Between 1732 and 1741 he was progressing from composing operas in Italian for London audiences to oratorios in English to take account of declining numbers, competition from the short-lived Opera of the Nobility and changes in musical taste.
Hence the boat to Dublin in late 1741, with the Messiah in his back pocket, hoping to find a more appreciative and broad-minded audience who wouldn’t consider it blasphemous if, for example, Christ’s words were to be quoted in an entertainment context, God forbid.
He found that audience in Dublin, and they loved it, so he spent about nine months there, and a new chapter in Handel’s history was written for, when he returned to London, with Samson, oratorio had become the new opera.
(I am reminded that at our final Opera Fringe Festival in Downpatrick in 2009 we had offered to our audience in Down Cathedral Handel’s very first oratorio, translated as The Triumph of Time and Disillusion, which he had composed in Rome in 1707, age 22).
What David Agler, on his début with the Ulster Orchestra, and the 126-strong Belfast Philharmonic Choir gave us was mercifully not one of the big arena productions, which tend to distort, disrespect even, the integrity of Handel’s intentionsDavid Byers’ notes for the Waterfront Messiah were extremely helpful before and during (and doubtless after) the performance and several people commented to me on how valuable they found them.

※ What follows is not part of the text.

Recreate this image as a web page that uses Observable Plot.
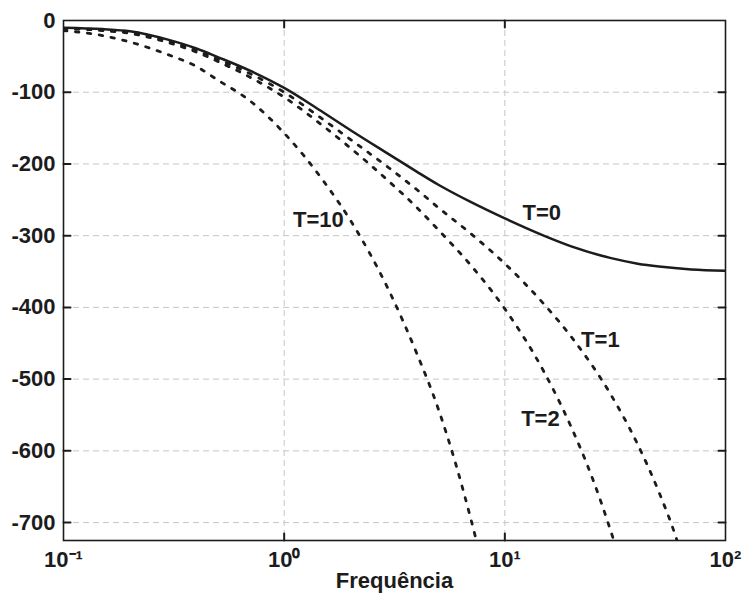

Singing alongside tenor Tritschler were bass-baritone Darren Jeffery, mezzo Karen Cargill and Dublin soprano Sarah Power.
The new chorus master was Stephen Doughty, who also played harpsichord.
This was a purist’s Messiah, informed, stylish and all the better for that, though perhaps losing a bit of its emotional power along the way.
The recitatives were delivered with impact, and once Handel virgins got used to the decorated baroque da capo arias, and the fact that duets aren’t really what we come across in later opera, and having to stand up for the Hallelujah chorus (why?), all was well that ended well by the time the trumpets and timpani arrived.